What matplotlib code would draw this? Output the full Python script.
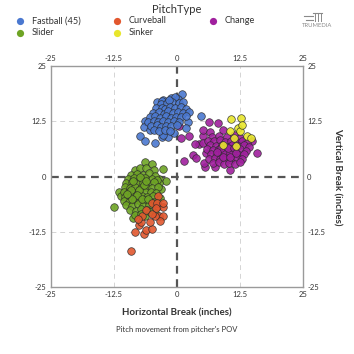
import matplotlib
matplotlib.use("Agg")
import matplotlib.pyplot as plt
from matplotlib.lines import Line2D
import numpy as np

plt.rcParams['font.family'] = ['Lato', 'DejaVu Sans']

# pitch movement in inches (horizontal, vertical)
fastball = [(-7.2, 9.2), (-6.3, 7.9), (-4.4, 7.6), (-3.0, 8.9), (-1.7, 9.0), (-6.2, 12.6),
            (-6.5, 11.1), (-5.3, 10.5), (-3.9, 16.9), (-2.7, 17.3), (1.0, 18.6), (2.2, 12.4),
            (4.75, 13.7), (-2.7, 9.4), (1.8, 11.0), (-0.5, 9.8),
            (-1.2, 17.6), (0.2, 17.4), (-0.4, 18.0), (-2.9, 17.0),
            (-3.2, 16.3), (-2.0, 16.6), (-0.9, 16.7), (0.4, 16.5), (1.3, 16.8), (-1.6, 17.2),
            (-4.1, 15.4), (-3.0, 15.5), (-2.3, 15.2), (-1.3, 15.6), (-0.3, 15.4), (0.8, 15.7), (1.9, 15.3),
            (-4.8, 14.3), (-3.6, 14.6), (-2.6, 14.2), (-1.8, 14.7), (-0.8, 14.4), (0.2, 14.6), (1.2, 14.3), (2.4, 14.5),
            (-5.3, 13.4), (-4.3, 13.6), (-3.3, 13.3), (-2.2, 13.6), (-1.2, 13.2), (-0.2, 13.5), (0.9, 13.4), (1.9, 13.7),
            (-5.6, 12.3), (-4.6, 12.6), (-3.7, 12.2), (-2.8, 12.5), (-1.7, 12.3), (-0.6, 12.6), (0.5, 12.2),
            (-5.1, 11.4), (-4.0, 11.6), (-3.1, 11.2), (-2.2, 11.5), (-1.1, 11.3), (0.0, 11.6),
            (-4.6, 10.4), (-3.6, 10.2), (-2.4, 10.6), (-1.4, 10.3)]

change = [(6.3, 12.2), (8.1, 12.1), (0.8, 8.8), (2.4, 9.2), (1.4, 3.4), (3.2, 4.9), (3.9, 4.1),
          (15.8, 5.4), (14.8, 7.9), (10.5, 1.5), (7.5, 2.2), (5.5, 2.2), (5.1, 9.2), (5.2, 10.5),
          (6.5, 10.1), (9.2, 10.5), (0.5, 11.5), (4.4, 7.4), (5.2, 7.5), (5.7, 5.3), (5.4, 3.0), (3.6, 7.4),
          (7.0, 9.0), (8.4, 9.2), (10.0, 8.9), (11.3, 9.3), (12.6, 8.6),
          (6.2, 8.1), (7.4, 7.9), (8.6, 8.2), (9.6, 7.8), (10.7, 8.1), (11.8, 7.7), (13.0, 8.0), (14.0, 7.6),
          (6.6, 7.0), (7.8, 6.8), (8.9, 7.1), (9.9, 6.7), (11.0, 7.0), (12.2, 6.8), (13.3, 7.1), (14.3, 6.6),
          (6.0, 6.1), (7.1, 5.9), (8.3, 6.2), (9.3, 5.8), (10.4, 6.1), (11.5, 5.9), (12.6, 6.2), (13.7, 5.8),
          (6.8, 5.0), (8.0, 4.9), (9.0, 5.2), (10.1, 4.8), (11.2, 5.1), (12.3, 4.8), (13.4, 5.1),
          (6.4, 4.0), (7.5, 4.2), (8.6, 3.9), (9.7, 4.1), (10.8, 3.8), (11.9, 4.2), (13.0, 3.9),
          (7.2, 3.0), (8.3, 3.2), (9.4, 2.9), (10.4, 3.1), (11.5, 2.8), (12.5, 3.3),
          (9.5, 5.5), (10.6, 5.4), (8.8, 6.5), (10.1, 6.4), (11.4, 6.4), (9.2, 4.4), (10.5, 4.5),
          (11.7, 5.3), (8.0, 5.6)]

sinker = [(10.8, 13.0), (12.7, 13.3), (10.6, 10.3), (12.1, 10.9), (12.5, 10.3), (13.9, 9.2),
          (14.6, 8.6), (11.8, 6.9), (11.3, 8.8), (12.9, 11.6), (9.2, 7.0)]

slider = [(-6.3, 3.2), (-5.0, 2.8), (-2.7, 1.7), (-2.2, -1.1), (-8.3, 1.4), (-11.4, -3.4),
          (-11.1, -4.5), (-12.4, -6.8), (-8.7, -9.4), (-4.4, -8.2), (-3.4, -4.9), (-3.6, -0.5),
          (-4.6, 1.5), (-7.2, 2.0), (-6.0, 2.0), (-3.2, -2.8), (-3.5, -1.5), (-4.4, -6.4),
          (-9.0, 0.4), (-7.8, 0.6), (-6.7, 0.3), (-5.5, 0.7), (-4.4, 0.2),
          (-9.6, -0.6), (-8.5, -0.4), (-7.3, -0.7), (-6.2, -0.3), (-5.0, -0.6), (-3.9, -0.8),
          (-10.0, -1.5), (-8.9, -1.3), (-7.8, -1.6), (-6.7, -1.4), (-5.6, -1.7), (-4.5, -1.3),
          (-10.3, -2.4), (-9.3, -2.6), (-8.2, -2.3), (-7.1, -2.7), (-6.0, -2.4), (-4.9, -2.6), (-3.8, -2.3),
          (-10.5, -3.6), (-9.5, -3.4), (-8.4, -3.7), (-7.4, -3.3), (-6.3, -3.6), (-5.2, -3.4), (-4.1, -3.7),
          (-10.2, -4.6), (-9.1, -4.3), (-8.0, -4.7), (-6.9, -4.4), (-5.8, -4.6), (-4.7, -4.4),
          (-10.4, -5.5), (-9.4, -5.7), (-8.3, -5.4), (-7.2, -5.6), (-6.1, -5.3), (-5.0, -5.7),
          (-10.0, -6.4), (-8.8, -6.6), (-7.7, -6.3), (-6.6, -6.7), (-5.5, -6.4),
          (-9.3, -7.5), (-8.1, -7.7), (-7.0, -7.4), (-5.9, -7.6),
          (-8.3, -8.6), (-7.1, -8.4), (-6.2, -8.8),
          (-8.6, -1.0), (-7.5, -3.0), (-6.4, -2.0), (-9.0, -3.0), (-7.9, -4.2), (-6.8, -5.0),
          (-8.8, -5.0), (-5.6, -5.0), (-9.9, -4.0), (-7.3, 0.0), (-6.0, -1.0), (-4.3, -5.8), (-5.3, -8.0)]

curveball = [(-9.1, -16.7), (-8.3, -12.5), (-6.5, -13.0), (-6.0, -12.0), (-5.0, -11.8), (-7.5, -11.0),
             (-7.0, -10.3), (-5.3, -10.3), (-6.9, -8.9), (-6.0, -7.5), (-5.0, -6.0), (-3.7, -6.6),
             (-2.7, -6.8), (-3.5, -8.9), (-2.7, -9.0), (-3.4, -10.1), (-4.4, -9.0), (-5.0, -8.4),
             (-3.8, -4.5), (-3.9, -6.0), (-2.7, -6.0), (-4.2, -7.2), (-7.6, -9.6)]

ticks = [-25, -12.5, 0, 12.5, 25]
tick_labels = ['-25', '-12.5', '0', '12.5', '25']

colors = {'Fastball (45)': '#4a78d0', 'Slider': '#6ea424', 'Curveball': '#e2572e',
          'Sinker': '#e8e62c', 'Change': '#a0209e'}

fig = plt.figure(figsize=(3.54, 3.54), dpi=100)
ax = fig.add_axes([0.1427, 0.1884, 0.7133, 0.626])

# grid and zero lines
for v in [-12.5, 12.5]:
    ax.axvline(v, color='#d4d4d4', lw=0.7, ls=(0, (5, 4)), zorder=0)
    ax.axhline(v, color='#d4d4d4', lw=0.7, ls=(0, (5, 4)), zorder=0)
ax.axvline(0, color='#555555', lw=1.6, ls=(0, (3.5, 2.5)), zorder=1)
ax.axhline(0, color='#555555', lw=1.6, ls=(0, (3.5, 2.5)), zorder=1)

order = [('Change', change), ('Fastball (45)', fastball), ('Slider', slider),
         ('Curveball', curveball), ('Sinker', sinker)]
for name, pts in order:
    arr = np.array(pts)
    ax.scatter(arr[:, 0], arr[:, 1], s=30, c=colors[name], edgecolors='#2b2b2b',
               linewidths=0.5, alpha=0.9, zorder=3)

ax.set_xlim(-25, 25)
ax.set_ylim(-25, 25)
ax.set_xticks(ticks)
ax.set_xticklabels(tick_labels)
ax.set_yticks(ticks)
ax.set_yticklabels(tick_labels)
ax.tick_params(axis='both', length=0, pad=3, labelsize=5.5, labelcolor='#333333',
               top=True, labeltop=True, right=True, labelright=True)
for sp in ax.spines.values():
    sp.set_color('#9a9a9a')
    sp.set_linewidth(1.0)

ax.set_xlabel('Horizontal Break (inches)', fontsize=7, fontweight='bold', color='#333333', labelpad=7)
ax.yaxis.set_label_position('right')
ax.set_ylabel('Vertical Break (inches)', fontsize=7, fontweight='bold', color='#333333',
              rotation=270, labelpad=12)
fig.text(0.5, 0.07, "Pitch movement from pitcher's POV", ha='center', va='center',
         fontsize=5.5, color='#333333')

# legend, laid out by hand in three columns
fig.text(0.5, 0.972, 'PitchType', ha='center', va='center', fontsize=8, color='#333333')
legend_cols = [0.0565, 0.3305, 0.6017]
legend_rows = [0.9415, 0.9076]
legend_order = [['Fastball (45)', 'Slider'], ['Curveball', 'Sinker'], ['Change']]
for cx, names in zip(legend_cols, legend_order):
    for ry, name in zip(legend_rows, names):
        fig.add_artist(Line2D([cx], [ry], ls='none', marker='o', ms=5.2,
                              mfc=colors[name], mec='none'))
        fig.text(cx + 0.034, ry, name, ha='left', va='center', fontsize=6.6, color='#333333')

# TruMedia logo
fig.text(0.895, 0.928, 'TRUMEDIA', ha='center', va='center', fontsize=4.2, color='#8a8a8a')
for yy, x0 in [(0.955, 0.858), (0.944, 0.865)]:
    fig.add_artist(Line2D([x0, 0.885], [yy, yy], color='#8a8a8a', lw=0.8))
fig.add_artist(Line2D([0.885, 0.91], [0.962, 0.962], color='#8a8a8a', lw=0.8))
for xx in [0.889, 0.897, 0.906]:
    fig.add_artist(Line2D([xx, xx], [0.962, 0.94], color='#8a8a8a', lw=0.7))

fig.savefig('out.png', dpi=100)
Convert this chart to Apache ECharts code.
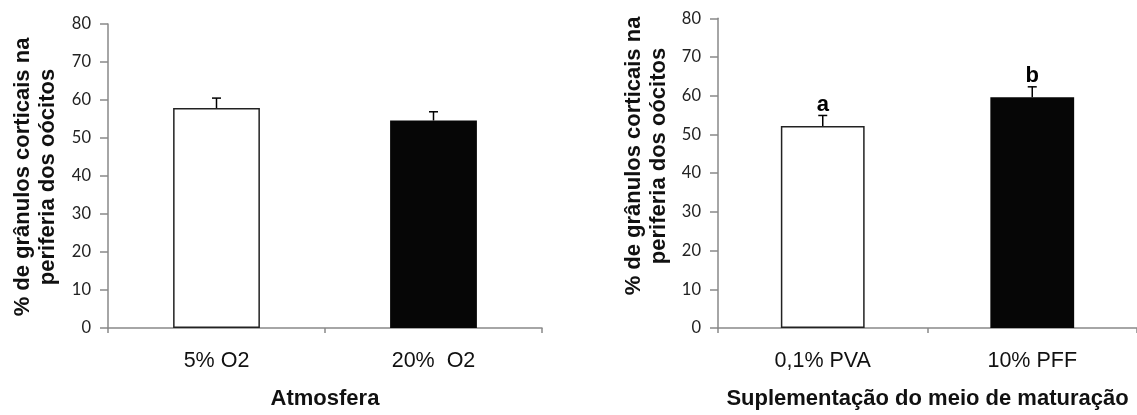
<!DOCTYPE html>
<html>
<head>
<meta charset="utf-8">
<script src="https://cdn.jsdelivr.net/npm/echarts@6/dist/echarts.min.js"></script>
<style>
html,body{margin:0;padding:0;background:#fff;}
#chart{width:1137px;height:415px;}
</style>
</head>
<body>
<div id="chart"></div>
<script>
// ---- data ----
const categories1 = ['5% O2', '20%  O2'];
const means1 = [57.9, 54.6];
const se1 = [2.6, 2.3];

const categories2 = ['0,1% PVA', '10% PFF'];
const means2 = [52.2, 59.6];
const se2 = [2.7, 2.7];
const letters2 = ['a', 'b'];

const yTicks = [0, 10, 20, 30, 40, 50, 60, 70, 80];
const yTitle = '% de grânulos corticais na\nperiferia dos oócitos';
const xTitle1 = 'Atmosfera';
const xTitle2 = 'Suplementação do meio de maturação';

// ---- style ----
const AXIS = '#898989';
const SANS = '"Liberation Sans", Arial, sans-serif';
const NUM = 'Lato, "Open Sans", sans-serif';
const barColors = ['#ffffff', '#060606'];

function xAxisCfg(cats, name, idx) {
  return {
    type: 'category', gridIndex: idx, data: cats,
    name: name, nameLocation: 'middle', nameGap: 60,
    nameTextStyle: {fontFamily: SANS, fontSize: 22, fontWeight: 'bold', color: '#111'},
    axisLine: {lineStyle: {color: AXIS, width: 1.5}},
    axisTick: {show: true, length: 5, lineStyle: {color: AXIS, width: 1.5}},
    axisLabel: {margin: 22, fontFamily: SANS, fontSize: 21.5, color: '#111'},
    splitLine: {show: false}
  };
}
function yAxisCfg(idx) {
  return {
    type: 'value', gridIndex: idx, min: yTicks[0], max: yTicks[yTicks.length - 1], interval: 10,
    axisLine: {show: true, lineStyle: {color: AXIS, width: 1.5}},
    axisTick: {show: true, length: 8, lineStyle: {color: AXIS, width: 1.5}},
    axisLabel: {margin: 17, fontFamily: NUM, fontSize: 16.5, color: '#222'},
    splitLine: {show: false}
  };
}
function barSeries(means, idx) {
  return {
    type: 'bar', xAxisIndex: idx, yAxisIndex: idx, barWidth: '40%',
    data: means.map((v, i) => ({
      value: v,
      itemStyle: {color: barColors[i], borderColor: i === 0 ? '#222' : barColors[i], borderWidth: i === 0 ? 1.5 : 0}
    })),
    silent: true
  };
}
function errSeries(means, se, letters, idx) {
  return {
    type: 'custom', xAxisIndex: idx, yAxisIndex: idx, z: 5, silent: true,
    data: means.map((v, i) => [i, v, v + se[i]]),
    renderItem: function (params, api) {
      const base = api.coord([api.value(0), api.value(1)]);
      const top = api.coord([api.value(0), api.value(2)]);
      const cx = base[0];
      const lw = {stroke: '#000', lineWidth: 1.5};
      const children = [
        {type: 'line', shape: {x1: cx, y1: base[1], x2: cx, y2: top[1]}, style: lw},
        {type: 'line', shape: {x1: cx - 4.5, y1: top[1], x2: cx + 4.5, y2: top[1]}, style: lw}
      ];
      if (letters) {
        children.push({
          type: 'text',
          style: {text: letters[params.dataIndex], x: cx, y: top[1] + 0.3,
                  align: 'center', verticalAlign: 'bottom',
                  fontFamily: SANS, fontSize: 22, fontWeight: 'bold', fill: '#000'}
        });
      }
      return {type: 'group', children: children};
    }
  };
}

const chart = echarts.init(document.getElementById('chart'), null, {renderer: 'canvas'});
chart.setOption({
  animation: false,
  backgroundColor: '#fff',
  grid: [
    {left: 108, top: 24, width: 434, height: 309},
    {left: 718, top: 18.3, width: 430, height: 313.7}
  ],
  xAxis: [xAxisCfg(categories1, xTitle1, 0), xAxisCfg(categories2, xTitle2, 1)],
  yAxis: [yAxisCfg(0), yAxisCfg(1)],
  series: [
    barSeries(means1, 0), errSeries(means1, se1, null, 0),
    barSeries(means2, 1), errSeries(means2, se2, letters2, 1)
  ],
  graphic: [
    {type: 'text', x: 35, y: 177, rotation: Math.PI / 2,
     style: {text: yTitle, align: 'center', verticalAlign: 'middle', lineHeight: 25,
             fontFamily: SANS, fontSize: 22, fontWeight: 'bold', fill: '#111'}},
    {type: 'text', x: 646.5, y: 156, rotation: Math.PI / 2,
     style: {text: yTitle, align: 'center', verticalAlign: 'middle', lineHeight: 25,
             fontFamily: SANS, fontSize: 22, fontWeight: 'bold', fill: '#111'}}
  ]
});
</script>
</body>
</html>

※ ※ ※

◆ **What to work on**
Return each full line of the entries that contains the word "matplotlib".

◆ **Problem solution**
What matplotlib code would draw this? Output the full Python script.
import matplotlib
matplotlib.use("Agg")
import matplotlib.pyplot as plt
from matplotlib.lines import Line2D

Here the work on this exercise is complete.